Copy out each line featuring the string "that" from the entries beneath.

Data entries:
►

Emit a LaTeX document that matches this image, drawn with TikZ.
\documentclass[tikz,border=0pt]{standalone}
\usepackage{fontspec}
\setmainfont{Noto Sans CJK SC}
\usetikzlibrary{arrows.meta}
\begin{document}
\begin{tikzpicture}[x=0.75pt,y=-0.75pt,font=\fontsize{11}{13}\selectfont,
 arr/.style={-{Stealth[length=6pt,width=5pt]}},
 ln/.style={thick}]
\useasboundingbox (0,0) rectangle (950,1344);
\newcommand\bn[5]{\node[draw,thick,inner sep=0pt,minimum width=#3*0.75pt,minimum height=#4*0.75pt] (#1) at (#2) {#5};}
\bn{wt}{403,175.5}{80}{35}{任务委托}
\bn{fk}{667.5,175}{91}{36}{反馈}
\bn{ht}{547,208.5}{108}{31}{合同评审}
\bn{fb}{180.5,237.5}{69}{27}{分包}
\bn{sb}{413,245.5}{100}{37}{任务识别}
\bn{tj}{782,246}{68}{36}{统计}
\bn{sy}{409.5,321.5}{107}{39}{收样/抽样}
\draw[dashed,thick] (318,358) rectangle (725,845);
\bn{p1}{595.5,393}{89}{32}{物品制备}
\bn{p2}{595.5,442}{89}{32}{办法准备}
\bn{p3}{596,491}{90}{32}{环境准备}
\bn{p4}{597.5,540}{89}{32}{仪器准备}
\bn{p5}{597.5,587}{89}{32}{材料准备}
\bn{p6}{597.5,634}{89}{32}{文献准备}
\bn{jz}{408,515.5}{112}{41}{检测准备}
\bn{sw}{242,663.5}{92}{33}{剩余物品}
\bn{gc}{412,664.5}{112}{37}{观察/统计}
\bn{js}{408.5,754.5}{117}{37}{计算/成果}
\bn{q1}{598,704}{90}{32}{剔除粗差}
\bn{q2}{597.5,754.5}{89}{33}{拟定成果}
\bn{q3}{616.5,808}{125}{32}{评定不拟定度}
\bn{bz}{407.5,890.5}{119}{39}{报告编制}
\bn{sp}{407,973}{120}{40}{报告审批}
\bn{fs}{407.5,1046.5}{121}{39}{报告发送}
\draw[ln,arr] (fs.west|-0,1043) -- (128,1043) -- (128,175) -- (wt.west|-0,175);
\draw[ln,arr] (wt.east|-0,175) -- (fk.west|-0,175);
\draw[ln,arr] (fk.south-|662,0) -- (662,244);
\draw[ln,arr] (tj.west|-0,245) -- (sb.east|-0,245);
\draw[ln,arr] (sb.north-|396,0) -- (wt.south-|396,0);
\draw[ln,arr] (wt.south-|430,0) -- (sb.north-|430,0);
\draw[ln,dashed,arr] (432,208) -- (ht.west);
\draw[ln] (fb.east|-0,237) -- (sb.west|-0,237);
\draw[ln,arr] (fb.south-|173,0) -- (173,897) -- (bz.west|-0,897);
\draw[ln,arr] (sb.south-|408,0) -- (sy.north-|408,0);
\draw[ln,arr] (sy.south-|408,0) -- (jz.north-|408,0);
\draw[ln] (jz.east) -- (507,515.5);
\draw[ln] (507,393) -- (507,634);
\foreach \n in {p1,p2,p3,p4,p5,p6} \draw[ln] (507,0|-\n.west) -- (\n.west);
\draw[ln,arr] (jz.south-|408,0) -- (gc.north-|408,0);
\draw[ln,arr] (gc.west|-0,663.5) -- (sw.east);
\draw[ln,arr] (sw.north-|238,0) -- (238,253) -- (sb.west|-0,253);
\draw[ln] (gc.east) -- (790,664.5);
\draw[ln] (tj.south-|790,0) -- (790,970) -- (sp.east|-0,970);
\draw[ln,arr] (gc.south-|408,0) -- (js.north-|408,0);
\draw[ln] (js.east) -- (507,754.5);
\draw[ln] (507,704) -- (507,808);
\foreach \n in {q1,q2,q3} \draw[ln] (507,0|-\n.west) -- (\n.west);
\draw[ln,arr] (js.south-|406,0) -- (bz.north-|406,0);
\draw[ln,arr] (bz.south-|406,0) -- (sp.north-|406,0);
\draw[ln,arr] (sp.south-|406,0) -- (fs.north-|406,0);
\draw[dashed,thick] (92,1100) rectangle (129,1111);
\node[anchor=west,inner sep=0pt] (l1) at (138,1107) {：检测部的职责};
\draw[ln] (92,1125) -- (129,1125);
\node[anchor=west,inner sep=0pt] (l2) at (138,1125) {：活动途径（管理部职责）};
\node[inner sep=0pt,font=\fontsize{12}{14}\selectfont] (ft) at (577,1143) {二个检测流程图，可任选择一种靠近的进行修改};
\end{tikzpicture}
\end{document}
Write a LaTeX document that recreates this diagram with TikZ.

◄

Answer for this exercise —
Emit a LaTeX document that matches this image, drawn with TikZ.
Write a LaTeX document that recreates this diagram with TikZ.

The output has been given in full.